While they are certainly linked to Civ in general, the only reason this sub-forum ended up here was because the first Never Ending Story started in the Civ3 Stories and Tales forum, as opposed to Other Games or some other place.

Thus, the designation of the forum is erroneous. Regardless of whether it's "good" or "bad," the categorization is wrong, and we all know it. Whatever our separate reasons for wanting to keep the forum here, NES'es don't belong here.

I support a movement of the NES forum to Other Games, and here's why:

1. The chance of attracting newbies uninterested in joining the community is actually lowered by moving us down in the forum.

2. The correct categorization will bring Other Games forum frequenters into the community. These are people we "want," more than the influx of Civ4 forumites.

3. NESing will attract more attention from the relevant people (forum regulars interested in Civ who can post coherently) if it has a larger forum in the Other Games area.


The idea that moving the forum will cause us to lose people is ridiculous. If anyone plans to leave NESing because of a forum move, please raise your hand now. :mischief:

EDIT:

Other points:

-Rarely do we get Civ3 Stories and Tales regulars joining the forum, 1889 being one of the only examples I can recall, and SG's are an entirely different arena.

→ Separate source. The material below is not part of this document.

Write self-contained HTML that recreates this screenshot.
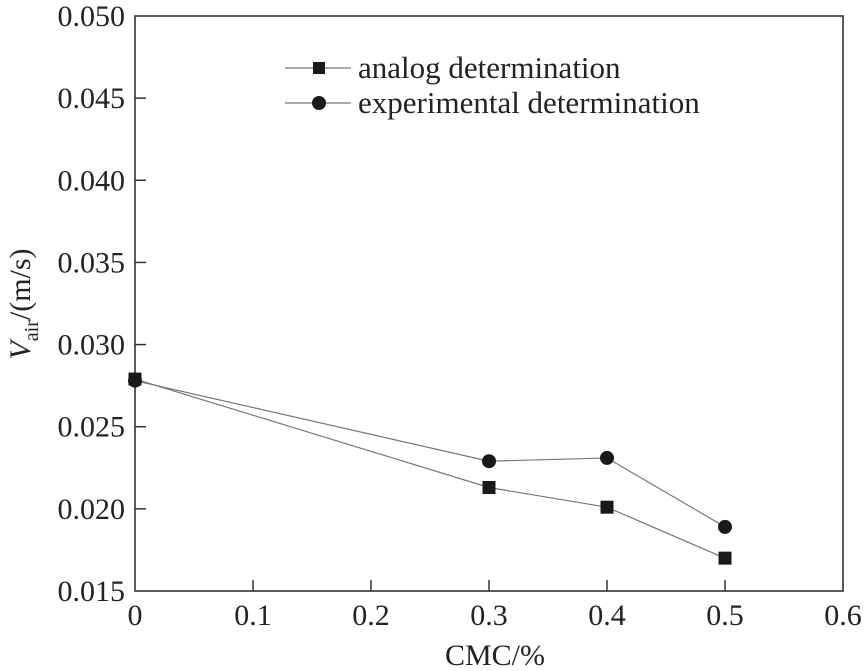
<!DOCTYPE html>
<html><head><meta charset="utf-8"><style>
html,body{margin:0;padding:0;background:#fff;}
svg{display:block;font-family:"Liberation Serif","DejaVu Serif",serif;}
</style></head><body>
<svg id="chart" width="864" height="671" viewBox="0 0 864 671">
<g id="axes"></g>
<g id="series"></g>
<g id="legend">
  <line x1="285" y1="68" x2="351" y2="68" stroke="#777" stroke-width="1.2"/>
  <rect x="313" y="62" width="12" height="12" fill="#1a1a1a"/>
  <text x="358" y="78" font-size="31" fill="#222">analog determination</text>
  <line x1="285" y1="103" x2="351" y2="103" stroke="#777" stroke-width="1.2"/>
  <circle cx="319" cy="103" r="7" fill="#1a1a1a"/>
  <text x="358" y="113" font-size="31" fill="#222">experimental determination</text>
</g>
<text x="495" y="665" font-size="30" text-anchor="middle" fill="#222">CMC/%</text>
<text transform="translate(30,304) rotate(-90)" font-size="30" text-anchor="middle" fill="#222"><tspan font-style="italic">V</tspan><tspan font-size="20" dy="8">air</tspan><tspan dy="-8">/(m/s)</tspan></text>
</svg>
<script>
const xCats = [0, 0.3, 0.4, 0.5];
const analogValues = [0.0279, 0.0213, 0.0201, 0.0170];
const experimentalValues = [0.0278, 0.0229, 0.0231, 0.0189];
const xTicks = [0, 0.1, 0.2, 0.3, 0.4, 0.5, 0.6];
const xTickLabels = ["0", "0.1", "0.2", "0.3", "0.4", "0.5", "0.6"];
const yTicks = [0.015, 0.020, 0.025, 0.030, 0.035, 0.040, 0.045, 0.050];
const yTickLabels = ["0.015", "0.020", "0.025", "0.030", "0.035", "0.040", "0.045", "0.050"];

const L = 135, R = 843, T = 16, B = 591;
const xMin = 0, xMax = 0.6, yMin = 0.015, yMax = 0.050;
const xs = v => L + (v - xMin) / (xMax - xMin) * (R - L);
const ys = v => B - (v - yMin) / (yMax - yMin) * (B - T);
const NS = "http://www.w3.org/2000/svg";
function mk(tag, attrs, parent) {
  const el = document.createElementNS(NS, tag);
  for (const k in attrs) el.setAttribute(k, attrs[k]);
  parent.appendChild(el);
  return el;
}
const axes = document.getElementById('axes');
const frame = mk('rect', {x: L, y: T, width: R - L, height: B - T, fill: 'none', stroke: '#333', 'stroke-width': 1.6}, axes);


xTicks.forEach((v, i) => {
  const x = xs(v);
  if (i > 0 && i < xTicks.length - 1) {
    const t = mk('line', {x1: x, y1: B, x2: x, y2: B - 11, stroke: '#333', 'stroke-width': 1.5}, axes);
    
    
  }
  const lb = mk('text', {x: x, y: B + 34, 'font-size': 30, 'text-anchor': 'middle', fill: '#222'}, axes);
  lb.textContent = xTickLabels[i];
  
  
});
yTicks.forEach((v, i) => {
  const y = ys(v);
  if (i > 0 && i < yTicks.length - 1) {
    const t = mk('line', {x1: L, y1: y, x2: L + 11, y2: y, stroke: '#333', 'stroke-width': 1.5}, axes);
    
    
  }
  const lb = mk('text', {x: L - 10, y: y + 10, 'font-size': 30, 'text-anchor': 'end', fill: '#222'}, axes);
  lb.textContent = yTickLabels[i];
  
  
});
const series = document.getElementById('series');
function drawSeries(vals, kind) {
  const pts = xCats.map((c, i) => xs(c) + ',' + ys(vals[i])).join(' ');
  const pl = mk('polyline', {points: pts, fill: 'none', stroke: '#777', 'stroke-width': 1.2}, series);
  
  
  xCats.forEach((c, i) => {
    let m;
    if (kind === 'analog') m = mk('rect', {x: xs(c) - 6.5, y: ys(vals[i]) - 6.5, width: 13, height: 13, fill: '#1a1a1a'}, series);
    else m = mk('circle', {cx: xs(c), cy: ys(vals[i]), r: 7, fill: '#1a1a1a'}, series);
    
    
  });
}
drawSeries(analogValues, 'analog');
drawSeries(experimentalValues, 'experimental');
</script>
</body></html>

Few of them have ever popped in here as well. So the idea that S+T provides some life-sustaining influence is probably untrue as well.

-Dying a slow, entropic death would probably be the most likely result of remaining in the Civ3 S+T forum, since Civ3's popularity will gradually wane, reducing the number of people that pop in and randomly discover our enclave. ;) However, the number of regular forum-goers in the Colosseum, OT and Other Games, where our future hypothetical player base would be derived from, is connected to the fate of the forum at large, and should stay fairly constant.

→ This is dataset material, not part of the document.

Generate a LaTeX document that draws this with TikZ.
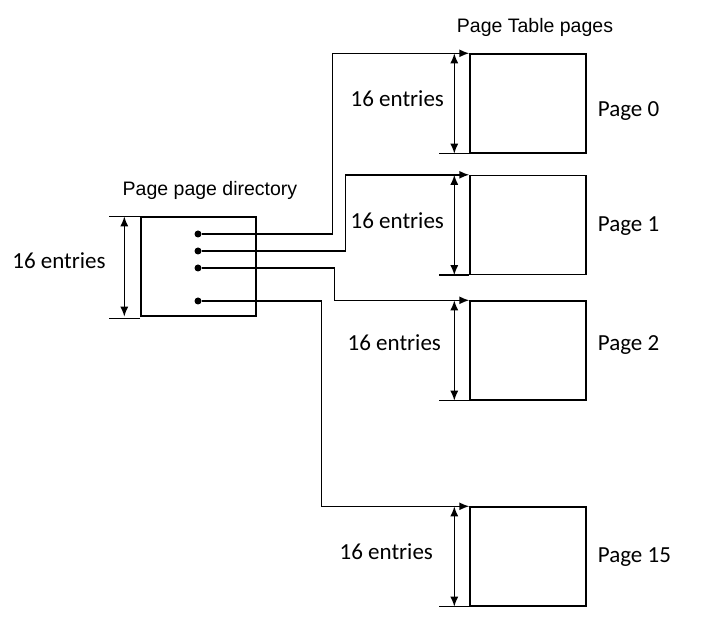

-If a large increase in community did occur, several steps could easily be taken to acclimate the newbies. Examples are a training NES, a revised, simplified NESing Guide, and an FAQ thread, all of which can be handled if a semi-official "NES moderator" were appointed, as has been proposed before.

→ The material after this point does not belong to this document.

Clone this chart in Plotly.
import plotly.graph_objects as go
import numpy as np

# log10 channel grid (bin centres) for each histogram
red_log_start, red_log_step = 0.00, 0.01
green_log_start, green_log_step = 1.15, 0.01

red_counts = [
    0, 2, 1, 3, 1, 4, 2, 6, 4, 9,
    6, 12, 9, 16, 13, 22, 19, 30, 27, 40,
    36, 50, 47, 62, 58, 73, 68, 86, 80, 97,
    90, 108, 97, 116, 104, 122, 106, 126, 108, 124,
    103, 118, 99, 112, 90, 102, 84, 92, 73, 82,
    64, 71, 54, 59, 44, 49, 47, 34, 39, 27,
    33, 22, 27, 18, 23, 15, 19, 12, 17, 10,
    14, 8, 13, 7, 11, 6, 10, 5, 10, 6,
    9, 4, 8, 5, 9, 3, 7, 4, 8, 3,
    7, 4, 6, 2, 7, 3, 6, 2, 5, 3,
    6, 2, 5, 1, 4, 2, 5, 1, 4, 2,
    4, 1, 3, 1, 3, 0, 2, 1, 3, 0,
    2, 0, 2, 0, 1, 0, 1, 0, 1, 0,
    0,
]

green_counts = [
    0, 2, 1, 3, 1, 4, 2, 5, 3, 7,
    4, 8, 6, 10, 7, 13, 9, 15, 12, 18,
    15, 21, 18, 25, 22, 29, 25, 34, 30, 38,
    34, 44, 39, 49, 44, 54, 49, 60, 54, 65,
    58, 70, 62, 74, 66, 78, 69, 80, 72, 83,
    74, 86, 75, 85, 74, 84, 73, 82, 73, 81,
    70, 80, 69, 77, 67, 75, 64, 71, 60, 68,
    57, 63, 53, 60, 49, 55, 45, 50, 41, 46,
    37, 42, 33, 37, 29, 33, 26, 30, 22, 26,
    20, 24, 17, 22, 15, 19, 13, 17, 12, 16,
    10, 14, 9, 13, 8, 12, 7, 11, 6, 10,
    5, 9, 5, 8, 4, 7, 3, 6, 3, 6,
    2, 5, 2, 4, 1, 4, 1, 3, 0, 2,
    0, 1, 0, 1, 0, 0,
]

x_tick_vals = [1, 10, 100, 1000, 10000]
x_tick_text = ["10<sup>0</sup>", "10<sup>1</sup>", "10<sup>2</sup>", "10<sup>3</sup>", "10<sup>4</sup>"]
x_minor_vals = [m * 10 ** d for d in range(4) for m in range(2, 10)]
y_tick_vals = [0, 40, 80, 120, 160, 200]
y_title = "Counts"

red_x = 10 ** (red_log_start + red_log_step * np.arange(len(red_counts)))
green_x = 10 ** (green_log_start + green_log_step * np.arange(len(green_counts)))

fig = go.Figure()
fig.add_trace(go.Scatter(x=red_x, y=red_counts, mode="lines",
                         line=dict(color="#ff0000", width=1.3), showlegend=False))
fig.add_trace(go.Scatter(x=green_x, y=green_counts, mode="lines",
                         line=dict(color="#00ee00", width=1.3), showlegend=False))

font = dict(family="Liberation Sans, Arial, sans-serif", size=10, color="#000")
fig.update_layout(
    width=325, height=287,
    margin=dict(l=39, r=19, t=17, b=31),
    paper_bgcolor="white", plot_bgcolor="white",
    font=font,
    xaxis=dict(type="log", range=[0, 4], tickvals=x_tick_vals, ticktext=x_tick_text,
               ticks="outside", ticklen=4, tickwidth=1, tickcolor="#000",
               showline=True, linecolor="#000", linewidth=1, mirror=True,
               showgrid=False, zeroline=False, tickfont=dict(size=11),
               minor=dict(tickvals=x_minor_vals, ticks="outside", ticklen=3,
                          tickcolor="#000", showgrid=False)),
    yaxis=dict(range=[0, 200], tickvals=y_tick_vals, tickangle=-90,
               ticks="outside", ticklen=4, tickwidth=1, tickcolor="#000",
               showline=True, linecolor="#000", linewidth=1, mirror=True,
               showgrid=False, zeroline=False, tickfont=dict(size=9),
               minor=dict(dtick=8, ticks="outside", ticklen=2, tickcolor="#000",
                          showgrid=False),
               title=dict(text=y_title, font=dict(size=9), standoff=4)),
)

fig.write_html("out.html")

-We could definitely merit a standard forum in the Other Games area, since the NES sub-forum far outnumbers the entire "All Other Games" forum, in posts, if not threads.
 
"If it works, don't fix it."

All of this discussion's well and good. Except there's no need to act on it at present at all.

Thlayli said:
The correct categorization will bring Other Games forum frequenters into the community. These are people we "want," more than the influx of Civ4 forumites.
Please explain how someone who plays Railroads, GalCivII, RoN, or Chess is innately superior to a Civilization IV player in terms of caliber of ability or community adaptability.

Thlayli said:
The idea that moving the forum will cause us to lose people is ridiculous. If anyone plans to leave NESing because of a forum move, please raise your hand now.
Lose draw, not lose existing base. Don't try equivocation.

Thlayli said:
Rarely do we get Civ3 Stories and Tales regulars joining the forum, 1889 being one of the only examples I can recall, and SG's are an entirely different arena. Few of them have ever popped in here as well. So the idea that S+T provides some life-sustaining influence is probably untrue as well.
It's the reason I'm here. It's the reason Daftpanzer is here. I know several other people dropped in that way as well. 1889 is by no means the only one whatsoever.

Thlayli said:
Dying a slow, entropic death would probably be the most likely result of remaining in the Civ3 S+T forum, since Civ3's popularity will gradually wane, reducing the number of people that pop in and randomly discover our enclave.
On a long enough time-scale. Yet we're still getting new people, and the length of that time-scale is undefined.

Thlayli said:
However, the number of regular forum-goers in the Colosseum, OT and Other Games, where our future hypothetical player base would be derived from, is connected to the fate of the forum at large, and should stay fairly constant.
Having considered OT for quite some time, I will say it frankly: it's not somewhere I would want a lot of players to come from. It's the general cesspit of CFC in terms of intellectual acumen.

Thlayli said:
If a large increase in community did occur, several steps could easily be taken to acclimate the newbies. Examples are a training NES, a revised, simplified NESing Guide, and an FAQ thread
Bailing out a boat once it's already sinking instead of taking measures to prevent it from sinking in the first place strikes me as foolhardy to say the least.
 
I think the real reason that nobody wants to move is all Symphony, his verbose arguments, and his awesome tendency to be prolix.

Still, I find myself listening to him, if only because he sounds so sure of what he's talking about! Plus, he likes to make many references to logical fallacies!

Not berating you or anything, just sayin'.

Personally, hmm...I think we should just stay, ya know? Why bother moving?
 
I think the real reason that nobody wants to move is all Symphony, his verbose arguments, and his awesome tendency to be prolix.
I'm actually in favor of moving (at some point). I just think all this sudden rush and discussion over it is ill-advised given the community as a whole is in a rather weak state right now, and that doing so would be bad if not fatal. That makes it rather useless, especially when most of the points given to support it are... just wrong.
 
Bailing out a boat once it's already sinking instead of taking measures to prevent it from sinking in the first place strikes me as foolhardy to say the least.

Ah ha! You are already starting to argue like Tyrion and I do!